Despite the fact that I practically babbled at Chip, (or maybe because I was babbling), he asked to read my sample pages. They were good pages and he asked me to send the proposal and 100 pages. I did, and that led eventually (18 months later) to selling my first novel, TRANSGRESSION. I can assure you that my babbling didn’t sell the book. If I’d had a one-sheet, that would have helped me not look like an idiot, but it would not have made one speck of difference in the final result.

As a postscript, Chip later became my agent and we worked together for several years, until he moved on to a job with a major publisher. Now he’s agenting again and is more successful than ever. I am one of the many authors he discovered, and I’m certainly not the only one who babbled like a loon during the first interview. Every editor and agent knows how to look past the babbling to the essential point: “Can this writer write?”

That’s all for today. Tomorrow, I’ll take up more of the questions you all posted, and Meredith will also be chipping in answers to some of them. Stay tuned!


  1. Karri July 15, 2008 at 11:08 am #

    Randy, I read somewhere recently that editors don’t read manuscripts, they read proposals. Isn’t it possible for an editor to be interested in a novel that is not yet completed, but that has a solid proposal?

  2. Hannah D. July 15, 2008 at 12:48 pm #

    Thank you for your excellent answer Randy! I think now I won’t worry so much about pitching, and more about writing well. My goal will be to write well, then to get an editor to recognize it.
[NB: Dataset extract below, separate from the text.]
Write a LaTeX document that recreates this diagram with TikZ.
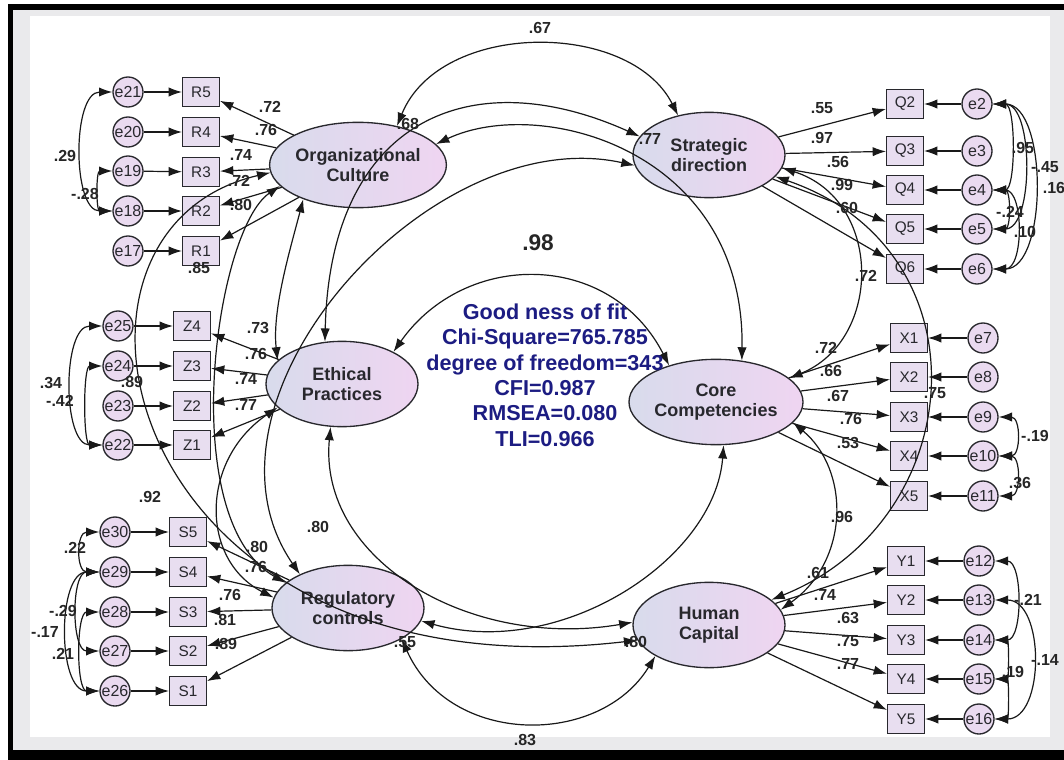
\documentclass[tikz,border=0pt]{standalone}
\usepackage{fontspec}
\setmainfont{Liberation Sans}
\usetikzlibrary{shapes.geometric,arrows.meta}

\definecolor{latL}{RGB}{216,219,236}
\definecolor{latR}{RGB}{239,213,241}
\definecolor{boxFill}{RGB}{232,222,240}
\definecolor{errFill}{RGB}{234,218,240}
\definecolor{fitBlue}{RGB}{28,28,130}
\definecolor{bandGray}{RGB}{234,234,236}
\definecolor{inkGray}{RGB}{40,40,45}

\begin{document}
\begin{tikzpicture}
[x=0.75pt,y=-0.75pt,
  latentDecorate/.style={shape=ellipse,draw=inkGray,line width=1pt,left color=latL,right color=latR,minimum width=114pt,minimum height=64pt,inner sep=0pt,align=center,font=\fontsize{13.5}{15}\selectfont\bfseries,text=inkGray},
  boxDecorate/.style={shape=rectangle,draw=inkGray,line width=1pt,fill=boxFill,minimum width=27.5pt,minimum height=21.5pt,inner sep=0pt,font=\fontsize{11.5}{12}\selectfont,text=inkGray},
  errorDecorate/.style={shape=circle,draw=inkGray,line width=1pt,fill=errFill,minimum size=22.5pt,inner sep=0pt,font=\fontsize{12}{12}\selectfont,text=inkGray},
  lineDecorate/.style={-{Latex[length=10pt,width=7pt]},line width=0.9pt,draw=black!90},
  corrDecorate/.style={{Latex[length=10pt,width=7pt]}-{Latex[length=10pt,width=7pt]},line width=0.9pt,draw=black!90},
  labelDecorate/.style={inner sep=0pt,font=\fontsize{12}{12}\selectfont\bfseries,text=black!85},
  fitDecorate/.style={align=center,inner sep=0pt,font=\fontsize{16.2}{19}\selectfont\bfseries,text=fitBlue}]
\useasboundingbox (0,0) rectangle (1064,760);
%% window frame
\fill[white] (0,0) rectangle (1064,760);
\fill[bandGray] (13,10) rectangle (1064,750);
\fill[white] (30,16) rectangle (1050,737);
\fill[black] (8,4) rectangle (1064,10);
\fill[black] (8,4) rectangle (13,760);
\fill[black] (8,750) rectangle (1064,760);
%% latent variables
\foreach \nodename/\x/\y/\txt in {OC/358/165/{Organizational\\Culture}, SD/709/155/{Strategic\\direction},
  EP/342/384/{Ethical\\Practices}, CC/716/402/{Core\\Competencies},
  RC/348/608/{Regulatory\\controls}, HC/709/625/{Human\\Capital}}
{
  \node (\nodename) at (\x,\y) [latentDecorate] {\txt};
}
%% observed variables
\foreach \nodename/\x/\y in {R5/201/92, R4/201/132, R3/201/172, R2/201/211, R1/201/251,
  Z4/192/326, Z3/192/366, Z2/192/406, Z1/192/445,
  S5/188/532, S4/188/572, S3/188/612, S2/188/651, S1/188/691,
  Q2/905/104, Q3/905/151, Q4/905/190, Q5/905/229, Q6/905/269,
  X1/909/338, X2/909/377, X3/909/417, X4/909/456, X5/909/496,
  Y1/906/561, Y2/906/600, Y3/906/640, Y4/906/679, Y5/906/719}
{
  \node (\nodename) at (\x,\y) [boxDecorate] {\nodename};
}
%% error terms
\foreach \nodename/\x/\y in {e21/128/92, e20/128/132, e19/128/171, e18/128/211, e17/128/251,
  e25/118/326, e24/118/366, e23/118/406, e22/118/445,
  e30/115/532, e29/115/572, e28/115/612, e27/115/651, e26/115/691,
  e2/977/104, e3/977/151, e4/977/190, e5/977/229, e6/977/269,
  e7/983/338, e8/983/377, e9/983/417, e10/983/456, e11/983/496,
  e12/979/561, e13/979/600, e14/979/640, e15/979/679, e16/979/719}
{
  \node (\nodename) at (\x,\y) [errorDecorate] {\nodename};
}
%% loadings and error paths
\path
\foreach \startnode/\endnode in {OC/R5, OC/R4, OC/R3, OC/R2, OC/R1,
  EP/Z4, EP/Z3, EP/Z2, EP/Z1, RC/S5, RC/S4, RC/S3, RC/S2, RC/S1,
  SD/Q2, SD/Q3, SD/Q4, SD/Q5, SD/Q6, CC/X1, CC/X2, CC/X3, CC/X4, CC/X5,
  HC/Y1, HC/Y2, HC/Y3, HC/Y4, HC/Y5,
  e21/R5, e20/R4, e19/R3, e18/R2, e17/R1, e25/Z4, e24/Z3, e23/Z2, e22/Z1,
  e30/S5, e29/S4, e28/S3, e27/S2, e26/S1, e2/Q2, e3/Q3, e4/Q4, e5/Q5, e6/Q6,
  e7/X1, e8/X2, e9/X3, e10/X4, e11/X5, e12/Y1, e13/Y2, e14/Y3, e15/Y4, e16/Y5}
{
  (\startnode) edge[lineDecorate] (\endnode)
};
%% error covariances
\foreach \startnode/\endnode/\ya/\yb/\bx in {e21/e18/92/211/72, e19/e18/171/211/96,
  e25/e22/326/445/62, e24/e22/366/445/83,
  e30/e29/532/572/76, e29/e27/572/651/71, e29/e26/572/691/57, e28/e26/612/691/76,
  e2/e4/104/190/1016, e2/e5/104/229/1034, e2/e6/104/269/1048, e4/e5/190/229/1011, e4/e6/190/269/1024,
  e9/e10/417/456/1021, e10/e11/456/496/1021,
  e12/e14/561/640/1023, e13/e16/600/719/1045, e14/e15/640/679/1009, e15/e16/679/719/1009}
{
  \draw[corrDecorate] (\startnode) .. controls (\bx,\ya) and (\bx,\yb) .. (\endnode);
}
%% latent covariances
\foreach \startnode/\ax/\ay/\bx/\by/\endnode in {OC.45/440/20/630/20/SD.128,
  EP.112/330/120/470/60/SD.165, OC.15/540/95/745/150/CC.58,
  EP.32/465/250/610/250/CC.142, OC.212/290/250/272/310/EP.160,
  OC.195/215/230/175/520/RC.158, OC.185/20/230/120/700/HC.192,
  SD.188/430/120/180/400/RC.145, EP.200/200/460/200/560/RC.172,
  EP.255/318/560/470/650/HC.178, CC.280/715/560/560/660/RC.350,
  SD.350/883/200/883/340/CC.18, SD.342/990/250/970/520/HC.22,
  CC.345/850/470/850/560/HC.12, RC.330/450/747/600/747/HC.210}
{
  \draw[corrDecorate] (\startnode) .. controls (\ax,\ay) and (\bx,\by) .. (\endnode);
}
%% estimates
\foreach \txt/\x/\y [count=\i] in {.72/270/107, .76/266/130, .74/241/155, .72/239/181, .80/241/205,
  .85/199/268, .29/65/156, -.28/85/194,
  .73/258/328, .76/256/354, .74/246/379, .77/246/405, .89/132/382, .34/51/383, -.42/60/401,
  .92/150/497, .80/257/547, .76/256/567, .76/230/595, .81/225/620, .89/226/644, .80/318/527,
  .22/75/548, -.29/63/611, -.17/45/632, .21/63/654,
  .67/540/28, .68/408/124, .77/650/139,
  .55/822/108, .97/822/138, .56/838/162, .99/842/185, .60/847/208, .72/866/276,
  .95/1023/148, -.45/1045/167, .16/1054/188, -.24/1010/212, .10/1025/232,
  .72/826/348, .66/831/371, .67/838/396, .76/851/419, .53/848/443, .75/935/393,
  -.19/1035/436, .36/1020/483, .96/842/517,
  .61/818/573, .74/825/595, .63/848/618, .75/848/641, .77/848/664,
  -.21/1028/600, -.14/1045/660, .19/1013/672,
  .55/405/642, .80/636/642, .83/525/740}
{
  \node (lab\i) at (\x,\y) [labelDecorate] {\txt};
}
\node (rsq) at (538,243) [labelDecorate,font=\fontsize{17}{17}\selectfont\bfseries] {.98};
\node (fit) at (545,375) [fitDecorate] {Good ness of fit\\Chi-Square=765.785\\degree of freedom=343\\CFI=0.987\\RMSEA=0.080\\TLI=0.966};
\end{tikzpicture}
\end{document}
A one-sheet might be good for me to write, because it will make it clear in my mind what I want the agent or editor to know, which will make me less nervous, which is good.

    I also figure it is good to know your own skill – if you know what you are good at, you feel more confident when pitching yourself!

  3. Kristi Holl July 15, 2008 at 2:58 pm #

    Actually I had never heard of (nor prepared) a one-sheet until Mt. Hermon this year. I didn’t use it when there, but it WAS helpful in clarifying my own thinking about something. Thanks for sharing your babbling story. 😎

  4. Pam Halter July 15, 2008 at 3:54 pm #

    I think we need a balance of writing well and pitching ourselves. I met with an agent at Mt. Hermon and she was considering saying no to something I had sent her before the conference UNTIL we met face to face. She asked me to simply tell her the story. And I did. After that, she said, well, that made all the difference. Send me 3 more chapters and a more detailed outline.

    I’m still waiting to hear from her, but at least I had a second chance, and that was because I could tell my story.

    On a happier note, I was asked for the full manuscript of the same story 3 months ago! Still waiting to hear on that, too.

  5. Barbara July 15, 2008 at 4:38 pm #

    Hi Randy: I have a general question about pitching myself. I’ve mentioned before that I’m blind. For some of my WIPs I have blind characters. One is a police detective who has been moved to Public Relations — though she manages to keep getting involved in open cases. And some of my stories involve aspects of horror. For these types of stories, I think mentioning I’m blind might help sell the story. But, what about stories that have nothing to do with either blindness or horror; should I mention the fact I’m blind in my pitch? For instance, one story I’ve started is about SAR dogs — my husband had one so I know quite a bit about them. Should I mention my blindness in a case like this? Or simply ignore it?

  6. Susan July 16, 2008 at 7:44 am #

    Question: Is the one-sheet usually written in first or third person?